The officials left open the possibility that those who engaged in behavior not sanctioned by the Justice Department could be legally vulnerable. The preliminary inquiry launched Aug. 24 makes real that possibility and focuses only on some 10 cases in which CIA operatives appear to have strayed beyond the limits of the Justice Department memos.
Mr. Cheney is right when he argues that these incidents already have been investigated; prosecutors in the U.S. attorney's office for the Eastern District of Virginia and at Justice Department headquarters looked into the abuse allegations and concluded that prosecution was warranted in only one case, involving a CIA contractor.

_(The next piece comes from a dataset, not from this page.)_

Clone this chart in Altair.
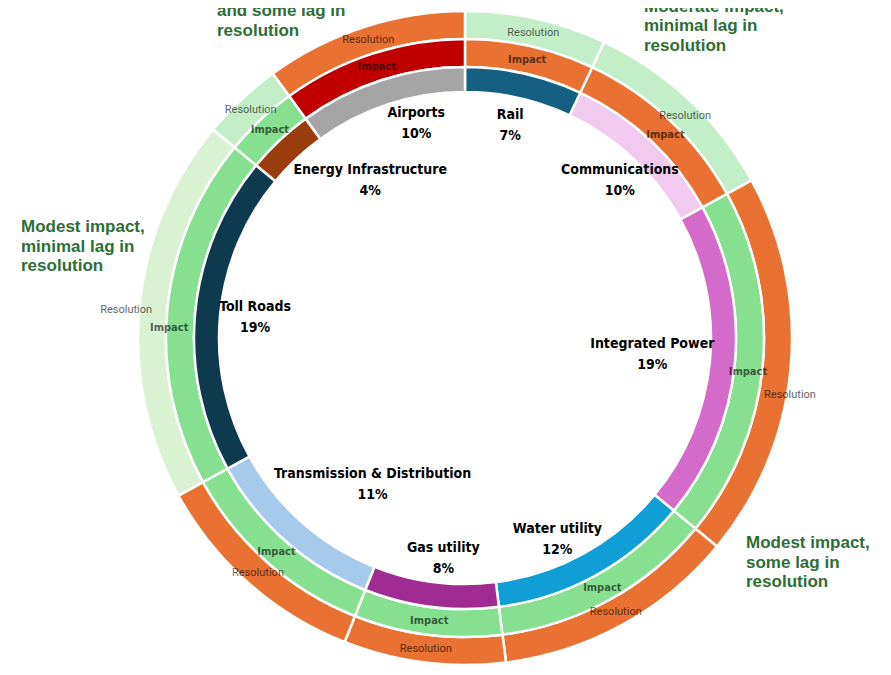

Under normal circumstances, that would and should be the end of the matter. Yet Mr. Cheney is wrong to argue that only partisan politics on the part of the Obama administration can explain the decision to reopen the cases. If anything, the politicization of the Justice Department during the Bush years is to blame for the need for further investigation to ensure that the decision not to prosecute was justified.
Absent a truth commission to conduct a broader review of detainee policy -- which we continue to think would be the best approach -- Mr. Holder was right to call for a reexamination of these cases. Several detainees died in U.S. custody after undergoing interrogations; even though some of the deaths were ruled homicides, they have largely gone unpunished.
We trust that special prosecutor John H. Durham, a respected Justice Department veteran, will review all of the facts, apply the law without fear or favor and bring good judgment to bear in making a decision. This is, unfortunately, more than we could say about the Justice Department during Mr. Cheney's watch.